Teammates greet Mets starting pitcher Jacob deGrom in the dugout after he hit a solo home run during the third inning. (Kathy Willens/Associated Press)

The Washington Nationals recognized the stiffest test of their four days in Flushing awaited them Sunday afternoon. He stood a lanky 6 feet 4, with a long, flowing mane under a powder blue New York Mets Father’s Day ball cap, and he was the reason Nationals Manager Dusty Baker stressed seizing the first three games of the series.

Jacob deGrom stood in the way of a Nationals sweep, of adding gravy to an emphatic response to an unsavory homestand, and he did not budge. The right-hander stifled Washington over eight brilliant innings as some misfortune derailed Joe Ross’s outing, and the Nationals took their first loss in seven games at Citi Field this season, 5-1.

The Nationals (42-27) scored an unearned run four batters into the game on Ryan Zimmerman’s sacrifice fly, but that was all they could collect against deGrom. Trea Turner had a hit, a walk and set a Nationals record with four steals, but the Washington offense posted just three hits and a walk otherwise against deGrom and right-hander Addison Reed. DeGrom pitched with multiple runners on base just once after that first inning, slugged his first career home run off Ross in the third, and ended his day after tossing an economical 105 pitches.

“You got to put it on deGrom,” Baker said. “We knew he was going to be tough going into today because they don’t want to be swept at home.”

Joe Ross turned in another up-and-down performance. (Kathy Willens/Associated Press)

DeGrom outlasted Ross, who battled the Mets (31-37) and a couple of bad breaks over six innings with a revamped change-up at his disposal. Ross’s inconsistency has emerged as one of the Nationals’ few worries outside their bullpen. Before Sunday, his outings vacillated between gems and debacles, with very little in between. The Nationals believe the extreme variation stemmed from a shifting arm slot, which they contend produces a flattened slider and limits his endurance. It’s the difference between Ross being lights-out and throwing batting practice.

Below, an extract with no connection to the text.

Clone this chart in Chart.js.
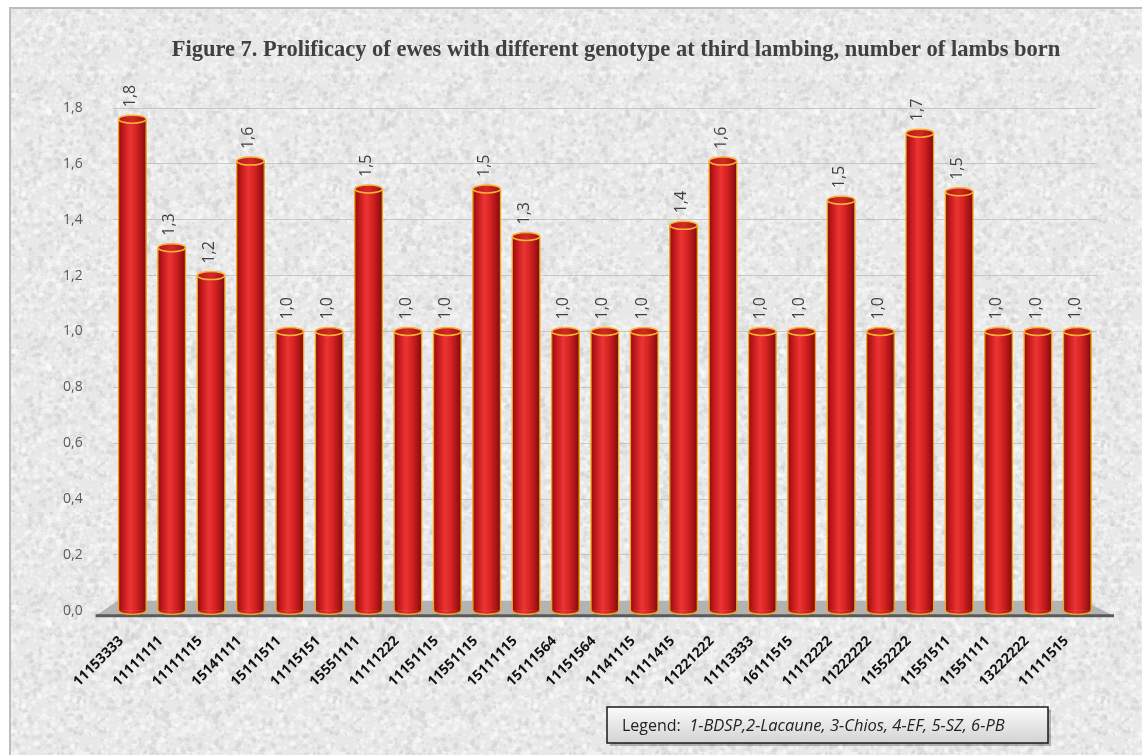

Further, a flat slider presented a significant problem for Ross because he has relied heavily on just two pitches — the slider and a sinker — with the change-up a distant third in his arsenal. The limited repertoire granted him little margin for error. But Ross debuted a slightly different change-up Sunday, a slower one designed to create more discrepancy between it and his sinker. He threw 11 of them. Mets swung at seven and whiffed three times.

“It’s huge because when he can slow it down to the speed that he had today, the hitters have to make a conscious effort to be able to hit it,” Nationals catcher Matt Wieters said. “As opposed to accidentally hitting it because it’s too close to the fastball.”

But the change-up couldn’t shield Ross from the tough luck dished his way. After Zimmerman saved two runs with a diving snag in the second inning, the Mets cleanly secured their first run on deGrom’s leadoff home run in the third, a blast to left-center field that temporarily upped the pitcher’s batting average to .300.

New York then was the recipient of a couple of breaks in the fourth inning as it took its first lead at home against the Nationals this season. It started when the sun prevented Daniel Murphy from catching a routine popup in shallow right field off Lucas Duda’s bat to lead off the frame.

“I was hoping one of our outfielders would have been kind of close enough to help Murph on that ball,” Baker said.

But no outfielder was in sight, and the ball dropped. Duda later scored on Travis d’Arnaud’s single to center field — but only because Wieters, who duped Duda into thinking a throw wasn’t coming, couldn’t hold on to the ball after applying a tag. Duda didn’t slide but kicked the ball out of Wieters’s glove after the home plate umpire initially called him out. Wieters was charged with an error, and the run gave the Mets their first home lead against the Nationals this season after 59 1/3  innings.

New York then scored its third run when Michael Conforto’s hard-hit groundball bounced off the glove of a diving Anthony Rendon. The ricochet allowed T.J. Rivera to score the Mets’ second unearned run of the inning.

“[Ross] threw the ball better than the numbers show,” Wieters said.

Ross’s command slipped in the sixth inning as he served up pitches over the plate, which the Mets converted into a fourth run. He concluded his performance with a difficult play fielding a swinging bunt by Jose Reyes on his 103rd pitch.

“The one inning was kind of tough,” said Ross, who allowed nine hits and struck out four. “I think the sun ball, the fact that it was the first hitter kind of sucks. But, overall, I felt pretty good. I felt like I executed pitches pretty well but just didn’t go my way today.”

Murphy doubled off Reed in the ninth inning to extend his streak of reaching base safely against his former employer to 29 games. But he ended the game at second base. The Nationals went down silently, but it was not a failed weekend. They are headed to Miami with their division lead back in the double digits, weary but eager for three more chances to widen that gap before their first day off in three weeks.